**Work to be completed**
Give back, exactly as it appears, the run of lines opening with the one containing "Reproduce this diagram with TikZ." and closing with the one containing "(1156,12) -- (1192,47.5)". Nothing outside that run should appear.

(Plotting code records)
════════

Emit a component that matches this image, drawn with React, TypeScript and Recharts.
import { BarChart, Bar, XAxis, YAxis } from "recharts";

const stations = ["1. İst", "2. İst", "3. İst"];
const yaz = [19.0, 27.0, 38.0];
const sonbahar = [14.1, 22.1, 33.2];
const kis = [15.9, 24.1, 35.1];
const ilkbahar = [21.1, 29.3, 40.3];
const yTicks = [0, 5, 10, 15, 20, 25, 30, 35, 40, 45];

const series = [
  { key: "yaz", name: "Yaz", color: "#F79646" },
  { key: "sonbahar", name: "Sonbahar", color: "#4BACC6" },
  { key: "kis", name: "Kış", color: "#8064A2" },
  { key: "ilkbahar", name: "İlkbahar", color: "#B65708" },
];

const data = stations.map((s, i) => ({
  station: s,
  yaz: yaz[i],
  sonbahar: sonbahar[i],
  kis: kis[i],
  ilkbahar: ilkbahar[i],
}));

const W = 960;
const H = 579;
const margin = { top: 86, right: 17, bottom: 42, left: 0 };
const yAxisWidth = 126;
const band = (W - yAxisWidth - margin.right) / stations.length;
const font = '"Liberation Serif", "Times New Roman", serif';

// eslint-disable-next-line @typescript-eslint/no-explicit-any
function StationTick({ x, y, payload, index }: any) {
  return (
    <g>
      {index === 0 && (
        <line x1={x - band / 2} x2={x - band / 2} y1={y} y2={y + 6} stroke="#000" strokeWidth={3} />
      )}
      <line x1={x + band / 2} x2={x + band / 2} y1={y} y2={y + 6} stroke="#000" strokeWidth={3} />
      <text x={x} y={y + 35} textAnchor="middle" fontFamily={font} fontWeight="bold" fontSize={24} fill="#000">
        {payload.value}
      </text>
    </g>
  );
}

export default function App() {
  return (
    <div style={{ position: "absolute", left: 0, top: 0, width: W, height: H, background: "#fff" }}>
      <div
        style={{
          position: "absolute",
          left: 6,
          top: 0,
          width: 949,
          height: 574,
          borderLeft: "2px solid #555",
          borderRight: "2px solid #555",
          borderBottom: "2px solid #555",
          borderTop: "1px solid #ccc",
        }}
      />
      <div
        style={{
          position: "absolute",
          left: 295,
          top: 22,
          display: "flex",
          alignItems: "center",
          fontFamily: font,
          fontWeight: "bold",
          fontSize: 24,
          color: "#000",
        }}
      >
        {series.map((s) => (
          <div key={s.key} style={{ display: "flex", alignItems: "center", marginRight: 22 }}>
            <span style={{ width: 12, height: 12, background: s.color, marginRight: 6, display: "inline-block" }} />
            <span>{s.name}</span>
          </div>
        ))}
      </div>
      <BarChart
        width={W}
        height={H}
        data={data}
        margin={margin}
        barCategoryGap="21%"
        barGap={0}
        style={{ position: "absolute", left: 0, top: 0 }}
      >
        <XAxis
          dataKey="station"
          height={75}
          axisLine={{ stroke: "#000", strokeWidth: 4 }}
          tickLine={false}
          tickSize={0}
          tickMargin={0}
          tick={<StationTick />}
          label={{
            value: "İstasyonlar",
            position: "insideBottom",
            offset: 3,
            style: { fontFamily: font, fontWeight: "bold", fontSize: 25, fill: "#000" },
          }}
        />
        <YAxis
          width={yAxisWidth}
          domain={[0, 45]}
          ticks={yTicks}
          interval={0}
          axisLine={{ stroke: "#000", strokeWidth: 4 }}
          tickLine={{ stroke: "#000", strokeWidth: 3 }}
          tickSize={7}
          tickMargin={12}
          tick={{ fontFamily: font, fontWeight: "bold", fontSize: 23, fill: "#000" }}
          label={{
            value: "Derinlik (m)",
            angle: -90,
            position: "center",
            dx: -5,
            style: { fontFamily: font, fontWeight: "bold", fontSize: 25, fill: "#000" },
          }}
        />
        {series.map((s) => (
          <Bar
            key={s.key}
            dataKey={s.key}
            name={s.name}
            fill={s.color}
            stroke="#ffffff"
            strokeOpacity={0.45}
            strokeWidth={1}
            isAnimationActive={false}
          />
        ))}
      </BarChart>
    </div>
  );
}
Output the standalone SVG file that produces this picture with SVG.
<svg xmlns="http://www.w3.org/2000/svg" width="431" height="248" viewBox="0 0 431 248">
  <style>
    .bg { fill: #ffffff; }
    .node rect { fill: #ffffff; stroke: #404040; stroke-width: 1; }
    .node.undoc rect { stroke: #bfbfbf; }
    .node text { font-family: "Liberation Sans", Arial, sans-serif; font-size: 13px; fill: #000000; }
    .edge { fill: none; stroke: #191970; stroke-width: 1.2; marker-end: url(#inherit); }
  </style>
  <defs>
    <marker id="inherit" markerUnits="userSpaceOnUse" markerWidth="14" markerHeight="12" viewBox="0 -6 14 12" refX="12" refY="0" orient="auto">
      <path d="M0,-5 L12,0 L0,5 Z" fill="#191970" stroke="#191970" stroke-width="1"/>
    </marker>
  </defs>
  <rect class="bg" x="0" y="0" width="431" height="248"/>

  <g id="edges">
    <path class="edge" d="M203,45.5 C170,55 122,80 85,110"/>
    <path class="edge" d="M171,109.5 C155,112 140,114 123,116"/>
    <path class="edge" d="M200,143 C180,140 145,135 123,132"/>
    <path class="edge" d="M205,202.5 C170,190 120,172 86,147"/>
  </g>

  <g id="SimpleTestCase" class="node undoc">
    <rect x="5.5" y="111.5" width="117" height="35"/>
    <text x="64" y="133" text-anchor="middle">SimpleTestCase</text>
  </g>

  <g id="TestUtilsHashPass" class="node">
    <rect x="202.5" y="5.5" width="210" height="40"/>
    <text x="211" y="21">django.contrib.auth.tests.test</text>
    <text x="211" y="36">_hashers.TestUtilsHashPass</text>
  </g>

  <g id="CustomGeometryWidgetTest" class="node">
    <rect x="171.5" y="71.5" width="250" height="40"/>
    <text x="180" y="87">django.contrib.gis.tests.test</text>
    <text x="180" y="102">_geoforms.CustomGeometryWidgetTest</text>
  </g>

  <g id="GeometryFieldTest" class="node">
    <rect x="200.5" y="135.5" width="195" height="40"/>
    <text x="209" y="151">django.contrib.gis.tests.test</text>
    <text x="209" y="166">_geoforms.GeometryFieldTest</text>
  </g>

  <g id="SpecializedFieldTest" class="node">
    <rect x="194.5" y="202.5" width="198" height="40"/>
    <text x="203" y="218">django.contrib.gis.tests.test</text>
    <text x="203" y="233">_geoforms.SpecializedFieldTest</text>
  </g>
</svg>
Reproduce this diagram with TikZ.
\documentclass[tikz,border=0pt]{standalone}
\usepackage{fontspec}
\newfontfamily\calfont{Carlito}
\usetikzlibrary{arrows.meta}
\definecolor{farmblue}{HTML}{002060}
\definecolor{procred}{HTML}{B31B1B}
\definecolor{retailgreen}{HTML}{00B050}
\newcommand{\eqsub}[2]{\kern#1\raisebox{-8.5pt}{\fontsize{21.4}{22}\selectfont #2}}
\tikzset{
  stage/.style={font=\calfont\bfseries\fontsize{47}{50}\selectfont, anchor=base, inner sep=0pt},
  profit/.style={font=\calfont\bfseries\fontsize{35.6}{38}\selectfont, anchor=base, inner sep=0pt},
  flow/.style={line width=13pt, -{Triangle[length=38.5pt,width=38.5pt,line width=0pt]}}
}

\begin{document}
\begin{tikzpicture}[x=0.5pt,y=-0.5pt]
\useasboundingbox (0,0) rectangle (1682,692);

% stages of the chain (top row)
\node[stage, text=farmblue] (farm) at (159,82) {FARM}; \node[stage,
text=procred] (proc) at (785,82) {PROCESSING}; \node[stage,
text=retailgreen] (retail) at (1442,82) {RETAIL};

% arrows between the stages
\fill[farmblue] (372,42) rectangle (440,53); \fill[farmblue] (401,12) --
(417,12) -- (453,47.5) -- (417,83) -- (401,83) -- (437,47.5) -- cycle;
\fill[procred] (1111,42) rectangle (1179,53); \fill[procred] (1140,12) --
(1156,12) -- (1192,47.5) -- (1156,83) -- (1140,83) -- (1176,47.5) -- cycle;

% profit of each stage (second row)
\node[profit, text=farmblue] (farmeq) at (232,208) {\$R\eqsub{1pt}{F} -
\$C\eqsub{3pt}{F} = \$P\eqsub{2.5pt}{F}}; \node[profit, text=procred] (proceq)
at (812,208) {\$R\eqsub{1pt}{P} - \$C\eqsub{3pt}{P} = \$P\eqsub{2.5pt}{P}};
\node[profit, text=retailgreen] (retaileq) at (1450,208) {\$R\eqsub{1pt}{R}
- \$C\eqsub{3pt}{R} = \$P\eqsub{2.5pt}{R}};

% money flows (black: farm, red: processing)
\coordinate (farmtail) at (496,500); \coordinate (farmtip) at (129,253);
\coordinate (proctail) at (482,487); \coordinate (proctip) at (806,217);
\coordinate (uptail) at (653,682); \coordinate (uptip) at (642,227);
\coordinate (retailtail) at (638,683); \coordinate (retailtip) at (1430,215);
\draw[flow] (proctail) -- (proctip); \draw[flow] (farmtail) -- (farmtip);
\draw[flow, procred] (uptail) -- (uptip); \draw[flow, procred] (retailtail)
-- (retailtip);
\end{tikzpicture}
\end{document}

════════

**Task result**
Reproduce this diagram with TikZ.
\documentclass[tikz,border=0pt]{standalone}
\usepackage{fontspec}
\newfontfamily\calfont{Carlito}
\usetikzlibrary{arrows.meta}
\definecolor{farmblue}{HTML}{002060}
\definecolor{procred}{HTML}{B31B1B}
\definecolor{retailgreen}{HTML}{00B050}
\newcommand{\eqsub}[2]{\kern#1\raisebox{-8.5pt}{\fontsize{21.4}{22}\selectfont #2}}
\tikzset{
  stage/.style={font=\calfont\bfseries\fontsize{47}{50}\selectfont, anchor=base, inner sep=0pt},
  profit/.style={font=\calfont\bfseries\fontsize{35.6}{38}\selectfont, anchor=base, inner sep=0pt},
  flow/.style={line width=13pt, -{Triangle[length=38.5pt,width=38.5pt,line width=0pt]}}
}

\begin{document}
\begin{tikzpicture}[x=0.5pt,y=-0.5pt]
\useasboundingbox (0,0) rectangle (1682,692);

% stages of the chain (top row)
\node[stage, text=farmblue] (farm) at (159,82) {FARM}; \node[stage,
text=procred] (proc) at (785,82) {PROCESSING}; \node[stage,
text=retailgreen] (retail) at (1442,82) {RETAIL};

% arrows between the stages
\fill[farmblue] (372,42) rectangle (440,53); \fill[farmblue] (401,12) --
(417,12) -- (453,47.5) -- (417,83) -- (401,83) -- (437,47.5) -- cycle;
\fill[procred] (1111,42) rectangle (1179,53); \fill[procred] (1140,12) --
(1156,12) -- (1192,47.5) -- (1156,83) -- (1140,83) -- (1176,47.5) -- cycle;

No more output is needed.